As for the hole I dug nearby, it's been filled to the brim and I now see evidence of worm action.  There's vermicompost on top and when I remove the plastic bag covers, I see worms on top.  It took awhile but the pit now looks active. 

Interestingly enough, I also see the telltale signs of worm activity all around the backyard.  The soil looks cultivated even though you know you had nothing to do with it.  I'm not sure how else to describe it.  To test, I dig under those.  More often than not, I do find worms.  I guess it helps that there's a lot of organic material on the soil.  It allows the composting worms to thrive.

That's it for now.  Until next time.

Friday, June 03, 2011

A Tale of Two Rosemary Plants

A few months ago, I tried to take advantage of the summer heat by taking stem cuttings from my rosemary plant.  That mother plant's health has been on the decline ever since I purchased it.  It was only a full year later that I was able to take stem cuttings and even then I wasn't sure if the cuttings would root.  But as I've written before, the cuttings survived.  Today, this is how the plants look.  The mother plant is almost dead, but the clone, planted in pure vermicast, looks spectacular.  Good thing I managed to steal some cuttings before the mother plant passed on to rosemary heaven.

Tuesday, May 17, 2011

Kitchen Scraps Mulch - Update 4

It's been a few months since I put kitchen scraps as reverse mulch (bottom of the pot) under my habanero.  Then I put a couple of African Nightcrawlers along with the scraps.  I wanted to see if the ANCs would survive in the pot and turn the organic content inside the pot into vermicompost.    A couple of days ago, I decided to dig up the pot to see.    Compare it for yourself. 

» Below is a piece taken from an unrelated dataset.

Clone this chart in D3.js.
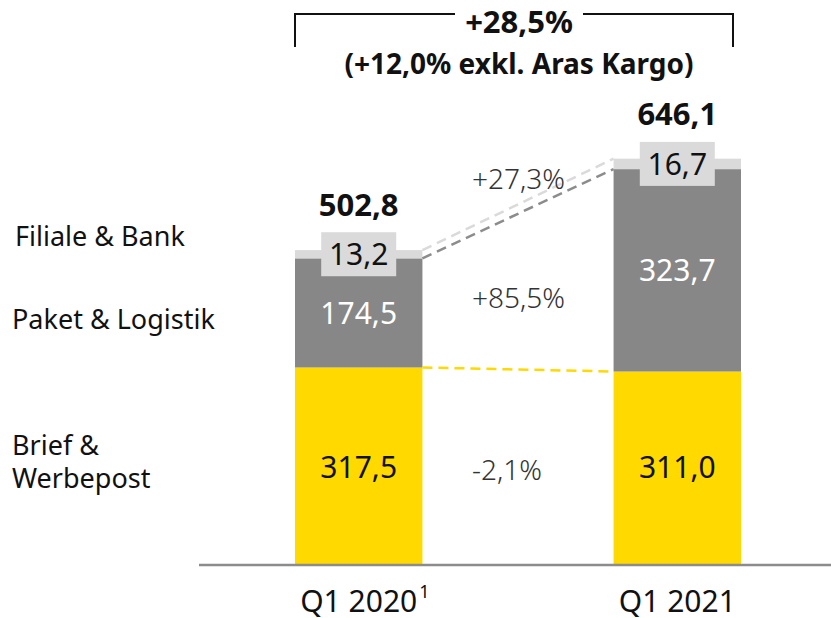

If you look at pictures 1 and 2, that's show's a month's difference.  In particular, examine the amount of additional mulch on the top side of the plant.  While picture 1 shows the pot filled to the brim with mulch picture 2 shows about an inch and a half decline.  Considering that I throw in additional material several times a week, you'll appreciate how fast the organic material degrades.  Was it due to the worms?  Perhaps. 

If you compare pictures 3 and 4, you'll see a big difference as well.  Whereas picture 3 has a whole newspaper on the underside covered by a week's worth of kitchen scraps, picture 4 shows mostly humus and some worms.  Now the inside of the pot wasn't exactly crawling with worms as I had hoped, but there were still some there.  However, I've also seen that the worms migrated to some of the other pots beside my habanero as well.  That's why I have cardboard and newspaper under the pots so that the worms can easily move from a bad spot to a good spot and always have something to eat.   I think this also goes to show that if you plan it right, composting worms can survive and thrive in the sunny side of the garden.